Se per Gianni Rezza, direttore della Prevenzione del Ministero della Salute, ora bisogna vaccinare i giovani per fermare la circolazione del coronavirus, per l’Inghilterra invece non è una priorità somministrare vaccini Covid a under 15. Nel Regno Unito anzi i vaccini ai bambini dai 12 ai 15 anni sono sconsigliati. In questa fascia di età vengono vaccinati solo coloro che appartengono a gruppi ad alto rischio per patologie pregresse, chi ad esempio ha gravi neuro-disabilità che tendono ad avere infezioni ricorrenti del tratto respiratorio. «Gli adolescenti sono intrinsecamente a basso rischio rispetto al Covid. I vaccini devono essere eccezionalmente sicuri per poterli inoculare», dichiara Robert Dingwall, membro del Comitato congiunto per la vaccinazione e l’immunizzazione del governo britannico, al Fatto Quotidiano. In virtù del basso rischio di malattia Covid grave per la maggior parte degli adolescenti, «non è immorale pensare che possano essere protetti meglio dall’immunità naturale generata dall’infezione piuttosto che chiedere loro di correre il possibile rischio di un vaccino».

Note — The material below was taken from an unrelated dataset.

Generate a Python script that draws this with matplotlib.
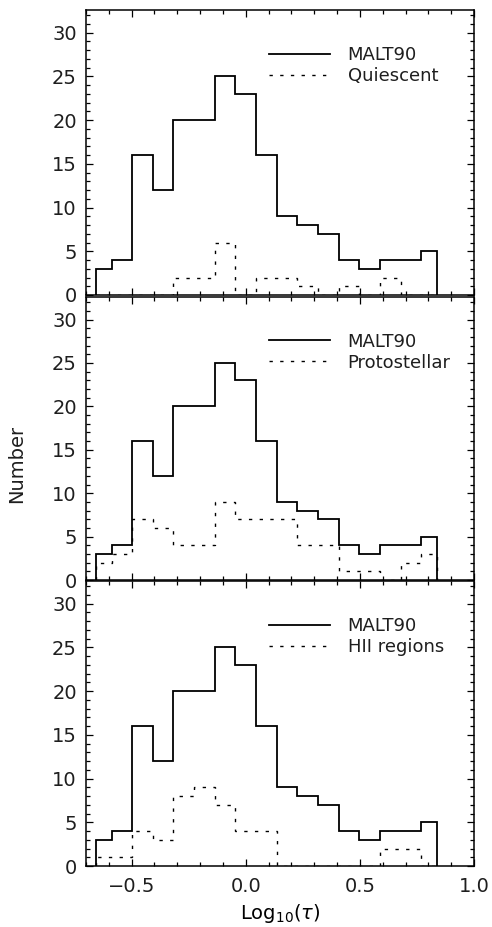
"""Histograms of log optical depth: MALT90 sample vs. three evolutionary classes."""

import matplotlib

matplotlib.use("Agg")
import matplotlib.pyplot as plt
from matplotlib.ticker import MultipleLocator, NullFormatter

plt.rcParams.update(
    {
        "font.family": "DejaVu Sans",
        "font.size": 14,
        "mathtext.fontset": "dejavusans",
        "text.color": "#1e1e1e",
        "xtick.labelcolor": "#1e1e1e",
        "ytick.labelcolor": "#1e1e1e",
        "axes.linewidth": 1.1,
        "xtick.major.width": 0.9,
        "ytick.major.width": 0.9,
        "xtick.minor.width": 0.9,
        "ytick.minor.width": 0.9,
        "xtick.major.size": 5.0,
        "ytick.major.size": 5.0,
        "xtick.minor.size": 2.8,
        "ytick.minor.size": 2.8,
    }
)

# bin edges in log10(tau)
edges = [-0.655, -0.586, -0.498, -0.407, -0.317, -0.226, -0.136, -0.045, 0.045,
         0.136, 0.226, 0.317, 0.407, 0.498, 0.588, 0.679, 0.768, 0.838]

malt90 = [3, 4, 16, 12, 20, 20, 25, 23, 16, 9, 8, 7, 4, 3, 4, 4, 5]
quiescent = [0, 0, 0, 0, 2, 2, 6, 0, 2, 2, 1, 0, 1, 0, 2, 0, 0]
protostellar = [2, 3, 7, 6, 4, 4, 9, 7, 7, 7, 4, 4, 1, 1, 0, 2, 3]
hii_regions = [1, 1, 4, 3, 8, 9, 7, 4, 4, 0, 0, 0, 0, 0, 2, 2, 0]

subsets = [("Quiescent", quiescent), ("Protostellar", protostellar), ("HII regions", hii_regions)]

W, H = 492, 927
panel_px = [(10, 295), (297, 580), (581, 866)]
left_px, right_px = 86, 474

DOTTED = (0, (2.4, 5.3))

fig = plt.figure(figsize=(W / 100, H / 100), dpi=100)

for i, ((name, counts), (top, bot)) in enumerate(zip(subsets, panel_px)):
    ax = fig.add_axes([left_px / W, 1 - bot / H, (right_px - left_px) / W, (bot - top) / H])
    ax.stairs(malt90, edges, baseline=0, fill=False, color="black", lw=1.3, label="MALT90")
    ax.stairs(counts, edges, baseline=0, fill=False, color="black", lw=1.0,
              linestyle=DOTTED, label=name)
    ax.set_xlim(-0.7, 1.0)
    ax.set_ylim(0, 32.6)
    ax.xaxis.set_major_locator(MultipleLocator(0.5))
    ax.xaxis.set_minor_locator(MultipleLocator(0.1))
    ax.yaxis.set_major_locator(MultipleLocator(5))
    ax.yaxis.set_minor_locator(MultipleLocator(1))
    ax.tick_params(which="both", direction="in", top=True, right=True)
    ax.tick_params(axis="y", pad=6.5, labelsize=14)
    ax.tick_params(axis="x", pad=8, labelsize=14)
    if i < 2:
        ax.xaxis.set_major_formatter(NullFormatter())
    else:
        ax.set_xticks([-0.5, 0.0, 0.5, 1.0])
        ax.set_xticklabels(["\u22120.5", "0.0", "0.5", "1.0"])
        ax.set_xlabel(r"Log$_{10}$($\tau$)", fontsize=14, labelpad=4)
    ax.legend(loc="upper left", bbox_to_anchor=(0.4716, 0.874), frameon=False,
              fontsize=13, handlelength=3.4, handletextpad=0.95, labelspacing=0.17,
              borderpad=0, borderaxespad=0)

fig.text(17 / W, 0.5, "Number", rotation=90, ha="center", va="center", fontsize=14)

fig.savefig("out.png", dpi=100)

Il professore emerito e direttore fondatore dell’Istituto di scienza e società, Università di Nottingham, nell’intervista ha spiegato che «i gruppi di età più giovani hanno molte meno probabilità di soffrire di malattie gravi e di morire. Il 99,995% dei CYP (bambini e giovani, ndr) con un test SARS-CoV-2 positivo è sopravvissuto». Ci sono stati, infatti, solo 25 morti tra loro per coronavirus. I vulnerabili tra i 16 e i 18 anni invece rientrano tra i vaccinabili.



COVID UK, VICINI A IMMUNITÀ DI GREGGE

Robert Dingwall non si è sbilanciato sui casi di miocardite e pericardite dovuta al vaccino che sono stati registrati negli Stati Uniti, né sugli effetti sull’autoimmunità, in quanto il Comitato congiunto per la vaccinazione e l’immunizzazione (JCVI) ha accettato di non commentare pubblicamente tali fino a quando le loro raccomandazioni non saranno concordate e pubblicate. I vaccinati, comunque, non devono avere paura: «I vaccini proteggono principalmente la persona vaccinata, sebbene abbiano anche il beneficio indiretto di ridurre la trasmissione. Non eliminano il rischio di un’infezione lieve, che può occasionalmente avere conseguenze gravi o fatali, come con qualsiasi altro virus respiratorio umano», dice l’esperto al Fatto Quotidiano. Infatti, i tassi di mortalità del Covid non sono più eccezionali grazie alla campagna vaccinale. Ora i governi hanno una scelta: decidere come arrivare all’immunità di gregge, che è l’unica strada per far finire l’epidemia. Ciò è possibile per Dingwall con la vaccinazione o con l’infezione naturale. «Una certa mescolanza è inevitabile perché è improbabile che sia possibile convincere tutti coloro che possono essere vaccinati ad accettare. L’importante è essere sicuri che, per quanto possibile, l’infezione circoli solo tra i gruppi a basso rischio, come i giovani adulti».



COVID UK, “NESSUN PERICOLO VARIANTI”

Robert Dingwall al Fatto Quotidiano ha rivelato che la fine della pandemia Covid per il Regno Unito è più vicina, perché «oltre il 90% della popolazione ha anticorpi misurabili, sia dalla vaccinazione che dall’infezione, quindi dobbiamo essere molto vicini al punto in cui il virus sta esaurendo le nuove persone da infettare». Quando sarà raggiunto questo punto, il coronavirus potrà sopravvivere come lieve agente di reinfezione, a meno che non riesca a produrre una variante Covid che sfugga del tutto al sistema immunitario, ma questo è considerato uno scenario improbabile dall’esperto Uk. «Alfa e Delta non sono così diversi che i sistemi immunitari non possano sintonizzarsi sulla sfida specifica, specialmente attraverso l’azione delle cellule T, che è ciò che principalmente impedisce alle malattie lievi di diventare gravi». Dunque, siamo ora in un processo di transizione verso un Covid endemico, non più pericoloso dell’influenza.